→ Goal of the exercise: The lines from the top of the material below through the line containing "import seaborn as sns" are to be printed exactly, with pictures omitted.

[Plotting code records]
= = = =

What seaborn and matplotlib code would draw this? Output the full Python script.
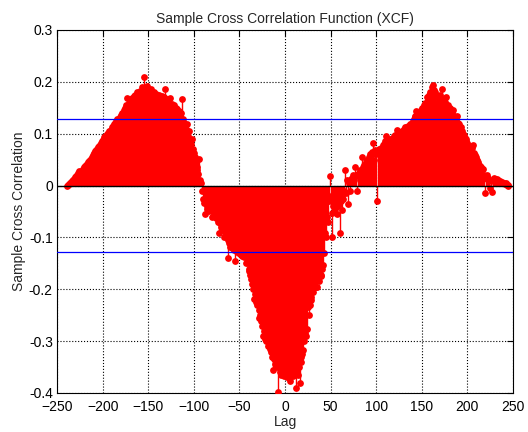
import numpy as np
import matplotlib
matplotlib.use("Agg")
import matplotlib.pyplot as plt
import seaborn as sns

# sample cross correlation values, lags -239 .. 245
lag_start, lag_stop = -239, 245
xcf = [
    0.000, 0.001, 0.003, 0.004, 0.006, 0.008, 0.010, 0.011, 0.013, 0.016,
    0.018, 0.021, 0.024, 0.029, 0.027, 0.025, 0.028, 0.030, 0.032, 0.035,
    0.037, 0.040, 0.042, 0.045, 0.047, 0.050, 0.052, 0.055, 0.058, 0.060,
    0.063, 0.066, 0.068, 0.071, 0.074, 0.077, 0.079, 0.082, 0.085, 0.088,
    0.090, 0.093, 0.096, 0.092, 0.099, 0.102, 0.105, 0.101, 0.108, 0.112,
    0.115, 0.108, 0.118, 0.121, 0.124, 0.129, 0.120, 0.127, 0.133, 0.137,
    0.140, 0.130, 0.146, 0.149, 0.140, 0.155, 0.168, 0.150, 0.160, 0.164,
    0.158, 0.168, 0.155, 0.172, 0.165, 0.175, 0.170, 0.180, 0.168, 0.178,
    0.182, 0.175, 0.190, 0.185, 0.210, 0.180, 0.188, 0.176, 0.192, 0.184,
    0.178, 0.170, 0.186, 0.175, 0.168, 0.180, 0.172, 0.166, 0.176, 0.170,
    0.165, 0.174, 0.168, 0.162, 0.172, 0.160, 0.170, 0.187, 0.164, 0.158,
    0.166, 0.155, 0.160, 0.168, 0.150, 0.158, 0.148, 0.155, 0.145, 0.150,
    0.142, 0.148, 0.138, 0.144, 0.135, 0.140, 0.166, 0.128, 0.120, 0.116,
    0.110, 0.118, 0.100, 0.095, 0.105, 0.087, 0.080, 0.090, 0.070, 0.062,
    0.055, 0.045, 0.035, 0.030, 0.022, 0.052, 0.010, 0.004, -0.010, -0.025,
    -0.033, -0.054, -0.030, -0.040, -0.045, -0.025, -0.050, -0.038, -0.042, -0.060,
    -0.048, -0.055, -0.045, -0.062, -0.058, -0.070, -0.065, -0.092, -0.072, -0.080,
    -0.075, -0.085, -0.100, -0.090, -0.100, -0.095, -0.139, -0.105, -0.110, -0.118,
    -0.112, -0.120, -0.115, -0.125, -0.146, -0.120, -0.128, -0.124, -0.130, -0.125,
    -0.132, -0.128, -0.135, -0.130, -0.138, -0.133, -0.150, -0.140, -0.150, -0.160,
    -0.165, -0.172, -0.180, -0.189, -0.200, -0.218, -0.210, -0.225, -0.230, -0.225,
    -0.240, -0.256, -0.250, -0.262, -0.270, -0.290, -0.280, -0.295, -0.300, -0.290,
    -0.310, -0.300, -0.315, -0.289, -0.320, -0.330, -0.356, -0.335, -0.345, -0.340,
    -0.350, -0.399, -0.345, -0.360, -0.350, -0.365, -0.360, -0.355, -0.368, -0.350,
    -0.362, -0.370, -0.360, -0.372, -0.376, -0.355, -0.365, -0.350, -0.368, -0.358,
    -0.360, -0.390, -0.355, -0.365, -0.350, -0.380, -0.340, -0.330, -0.325, -0.318,
    -0.300, -0.285, -0.290, -0.276, -0.235, -0.250, -0.230, -0.220, -0.215, -0.199,
    -0.205, -0.190, -0.185, -0.196, -0.195, -0.180, -0.185, -0.170, -0.175, -0.172,
    -0.160, -0.154, -0.130, -0.092, -0.100, -0.060, -0.070, -0.030, 0.019, -0.020,
    -0.100, -0.052, -0.040, -0.030, -0.045, -0.025, -0.054, -0.040, -0.035, -0.092,
    -0.030, -0.048, -0.020, -0.025, -0.010, 0.030, -0.015, 0.010, -0.035, 0.005,
    -0.010, 0.012, 0.008, 0.015, 0.020, 0.010, 0.035, 0.018, -0.010, 0.022,
    0.025, 0.030, 0.028, 0.056, 0.030, 0.035, 0.040, 0.038, 0.045, 0.050,
    0.042, 0.055, 0.060, 0.050, 0.065, 0.083, 0.062, 0.050, 0.068, 0.060,
    -0.029, 0.062, 0.070, 0.065, 0.072, 0.068, 0.078, 0.080, 0.075, 0.085,
    0.096, 0.082, 0.088, 0.080, 0.090, 0.086, 0.090, 0.092, 0.088, 0.095,
    0.098, 0.092, 0.108, 0.100, 0.096, 0.104, 0.100, 0.106, 0.102, 0.110,
    0.106, 0.112, 0.108, 0.112, 0.115, 0.110, 0.118, 0.116, 0.120, 0.125,
    0.128, 0.132, 0.135, 0.143, 0.130, 0.138, 0.135, 0.140, 0.145, 0.150,
    0.146, 0.155, 0.150, 0.160, 0.158, 0.170, 0.165, 0.175, 0.180, 0.178,
    0.190, 0.193, 0.185, 0.180, 0.175, 0.160, 0.172, 0.170, 0.165, 0.175,
    0.168, 0.187, 0.165, 0.160, 0.162, 0.155, 0.171, 0.150, 0.155, 0.148,
    0.150, 0.142, 0.140, 0.145, 0.135, 0.130, 0.128, 0.125, 0.135, 0.120,
    0.118, 0.110, 0.112, 0.106, 0.100, 0.098, 0.092, 0.090, 0.085, 0.082,
    0.078, 0.075, 0.070, 0.068, 0.072, 0.079, 0.062, 0.058, 0.055, 0.050,
    0.048, 0.045, 0.040, 0.038, 0.035, 0.032, 0.031, 0.020, -0.015, 0.018,
    0.020, 0.012, 0.015, 0.010, -0.005, 0.008, -0.013, 0.010, 0.015, 0.012,
    0.010, 0.013, 0.008, 0.010, 0.006, 0.008, 0.005, 0.006, 0.004, 0.005,
    0.003, 0.004, 0.002, 0.001, 0.000,
]
conf_bound = 0.129
x_ticks = [-250, -200, -150, -100, -50, 0, 50, 100, 150, 200, 250]
y_ticks = [-0.4, -0.3, -0.2, -0.1, 0, 0.1, 0.2, 0.3]

lags = np.arange(lag_start, lag_stop + 1)
xcf = np.array(xcf)
assert len(lags) == len(xcf)

sns.set_theme(style="white")
plt.rcParams['font.family'] = ['Liberation Sans', 'DejaVu Sans']

fig = plt.figure(figsize=(5.28, 4.32), dpi=100)
ax = fig.add_axes([0.108, 0.0903, 0.8636, 0.8403])

ax.vlines(lags, 0, xcf, color='red', linewidth=1.0, zorder=2)
sns.scatterplot(x=lags, y=xcf, color='red', s=24, edgecolor='red',
                linewidth=0, ax=ax, zorder=3)

ax.axhline(0, color='black', linewidth=1.0, zorder=4)
ax.axhline(conf_bound, color='#0000ff', linewidth=0.9, zorder=4)
ax.axhline(-conf_bound, color='#0000ff', linewidth=0.9, zorder=4)

ax.set_xlim(-250, 250)
ax.set_ylim(-0.4, 0.3)
ax.set_xticks(x_ticks)
ax.set_yticks(y_ticks)
ax.set_yticklabels(['-0.4', '-0.3', '-0.2', '-0.1', '0', '0.1', '0.2', '0.3'])
ax.grid(True, linestyle=':', color='black', linewidth=0.8)
ax.set_axisbelow(True)
ax.tick_params(direction='in', length=4, width=0.8, top=True, right=True,
               labelsize=10, colors='black')
ax.tick_params(axis='x', pad=5)
ax.tick_params(axis='y', pad=3)
for sp in ax.spines.values():
    sp.set_color('black')
    sp.set_linewidth(0.8)

ax.set_title('Sample Cross Correlation Function (XCF)', fontsize=10, pad=5)
ax.set_xlabel('Lag', fontsize=10, labelpad=1)
ax.set_ylabel('Sample Cross Correlation', fontsize=10, labelpad=2)

fig.savefig('out.png', dpi=100, facecolor='white')
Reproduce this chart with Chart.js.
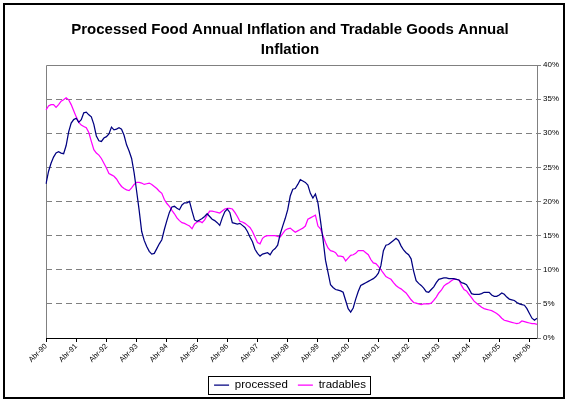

= = = =

→ Response:
What seaborn and matplotlib code would draw this? Output the full Python script.
import numpy as np
import matplotlib
matplotlib.use("Agg")
import matplotlib.pyplot as plt
import seaborn as sns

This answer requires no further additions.